Thank you so much for your project submission into the NI LabVIEW Student Design Competition. It's great to see your enthusiasm for NI LabVIEW! Make sure you share your project URL(https://decibel.ni.com/content/docs/DOC-16565) with your peers and faculty so you can collect votes for your project and win. Collecting the most "likes" gives you the opportunity to win cash prizes for your project submission. If you or your friends have any questions about how to go about "voting" for your project, tell them to read this brief document (https://decibel.ni.com/content/docs/DOC-16409). You have until July 15, 2011 to collect votes!

I'm curious to know, what's your favorite part about using LabVIEW and how did you hear about the competition? Great work!!

Also -- please add your university information, contact information, and NI products used.

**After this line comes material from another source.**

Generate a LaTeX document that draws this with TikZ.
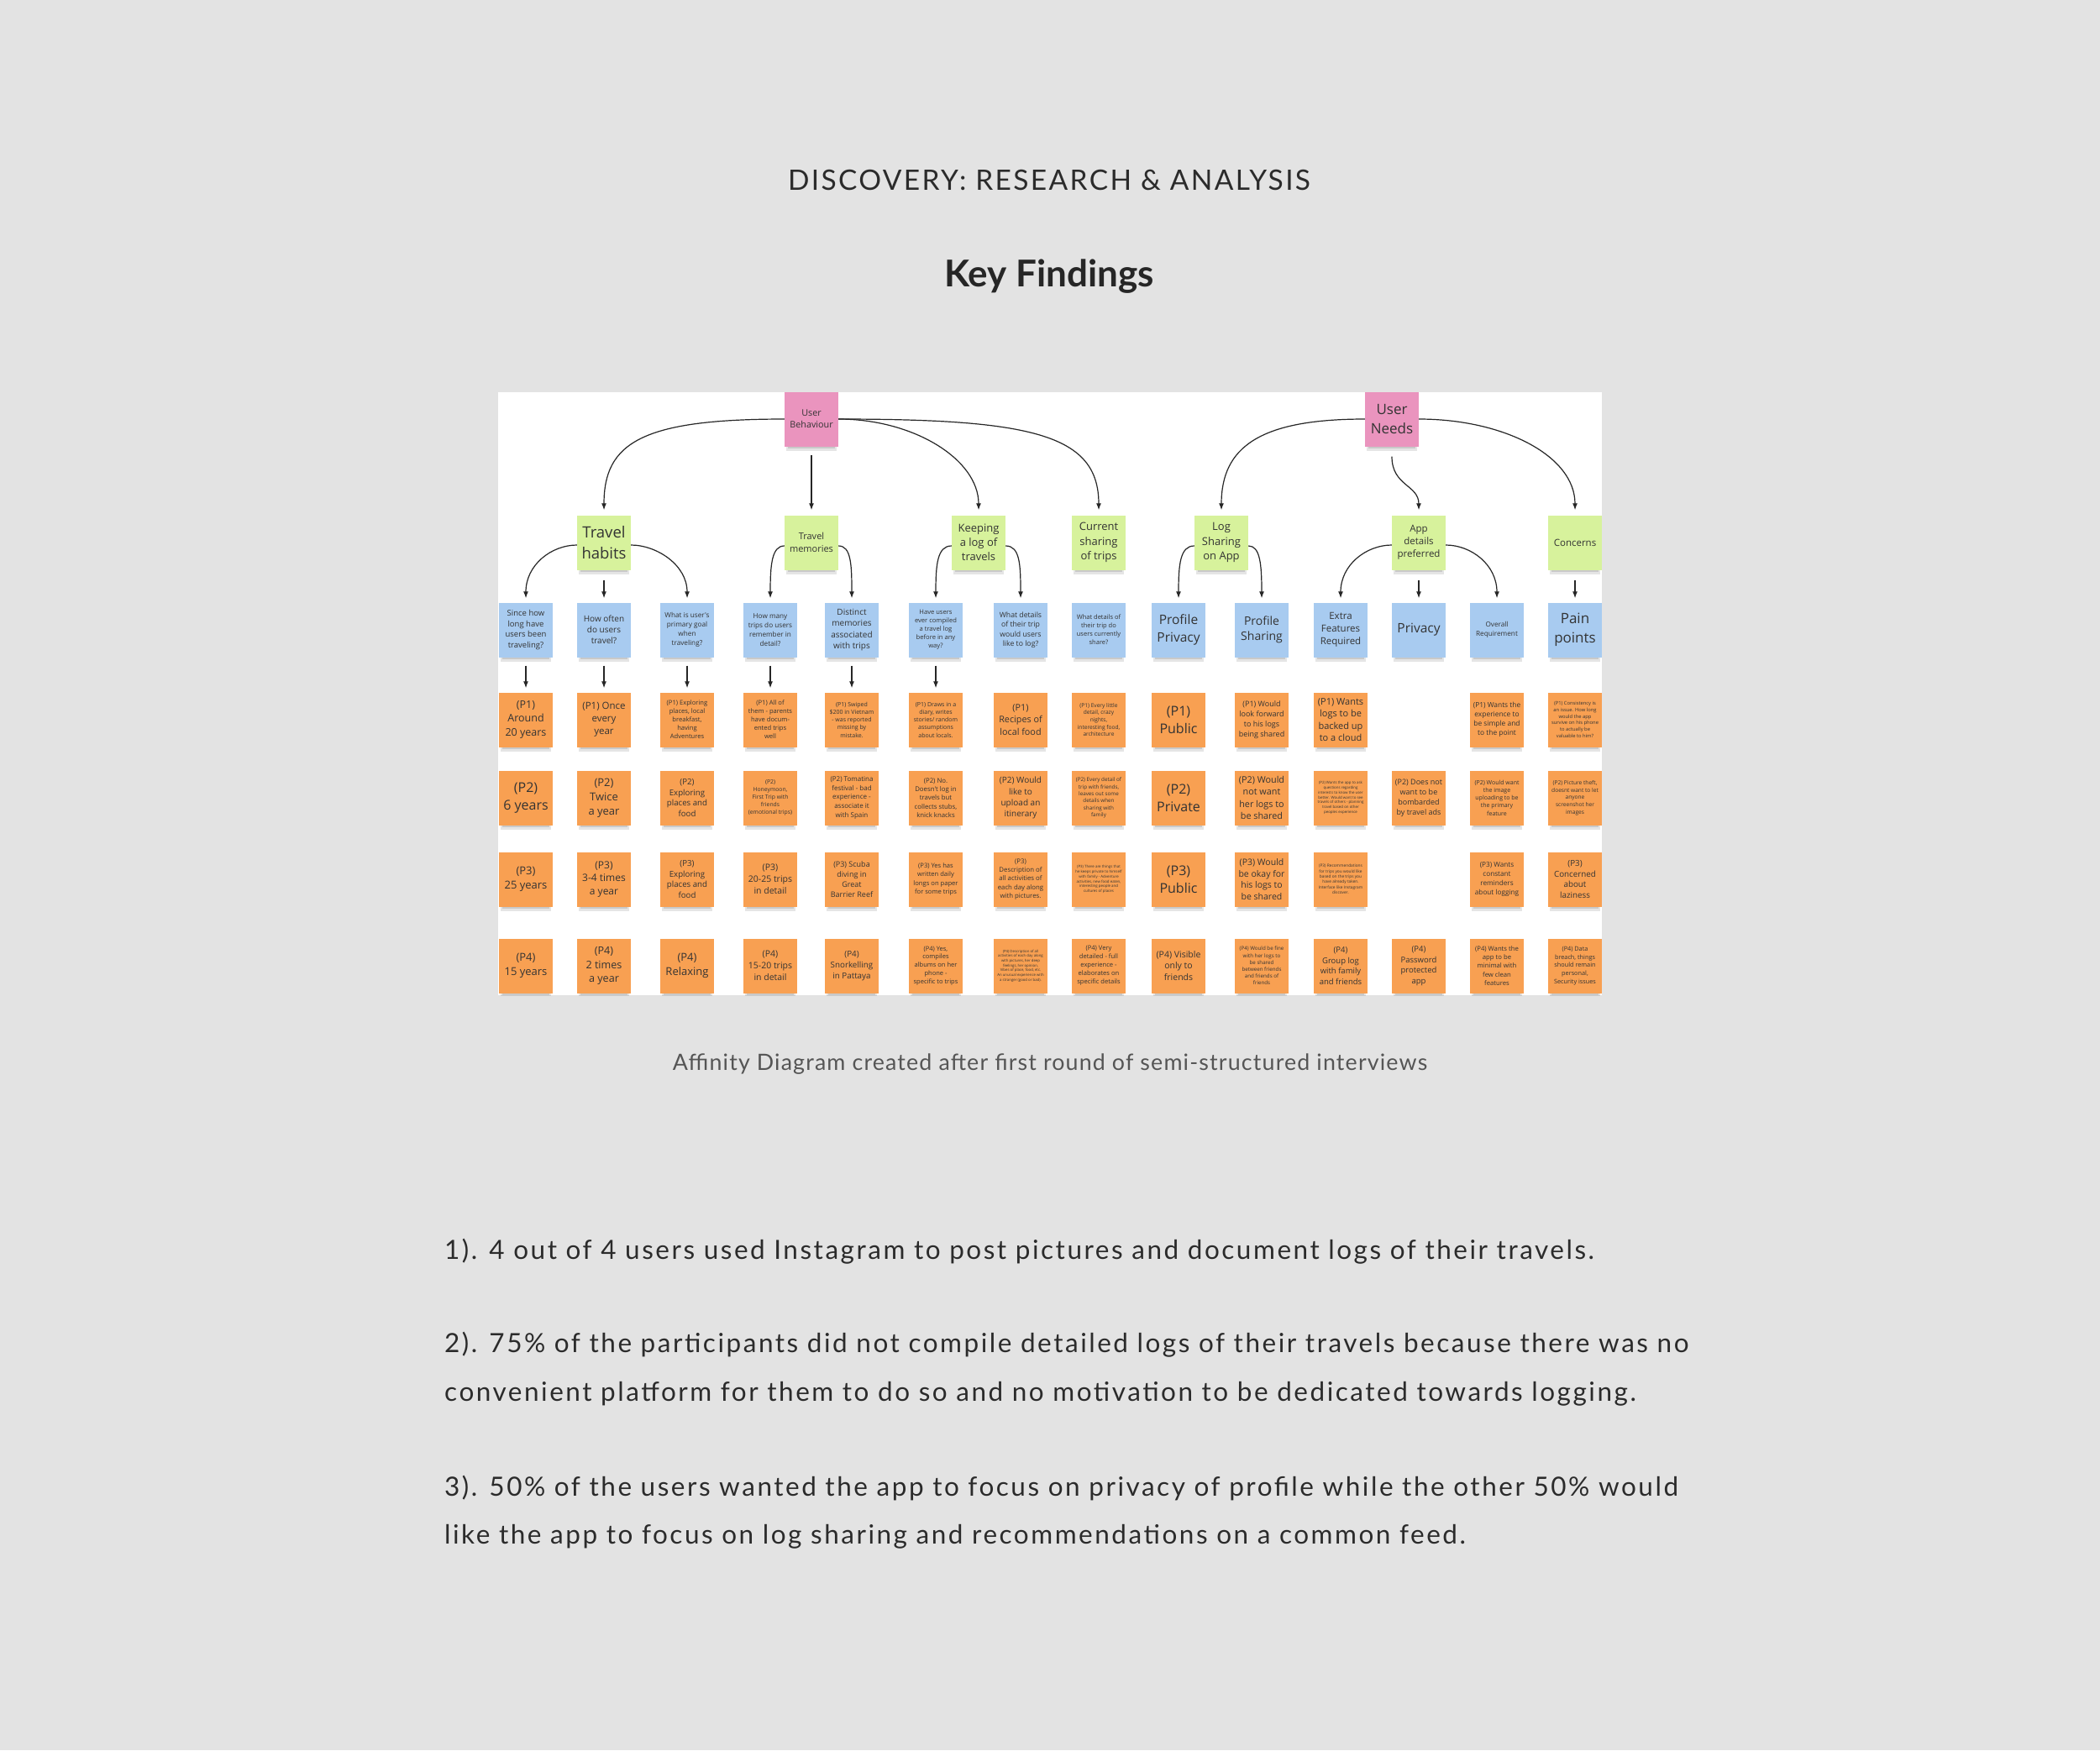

Good Luck, Liz in Austin, TX.

MeganKnoch
Member
Member
on

Thanks Liz.

LabVIEW is such a great tool.  It is easy to use and very user friendly.  I like that I can do all the calculations in LabVIEW, therefore, saving me a lot of time not spent doing it on my calculator.  It was also quite interesting to see the dynamic response of the strain gage. I don't know how you could get an accurate reponse or if you could get a dynamic response at all.

Also, my measurements professor told me about this competition and suggested I enter.

Let me know if you need anymore information!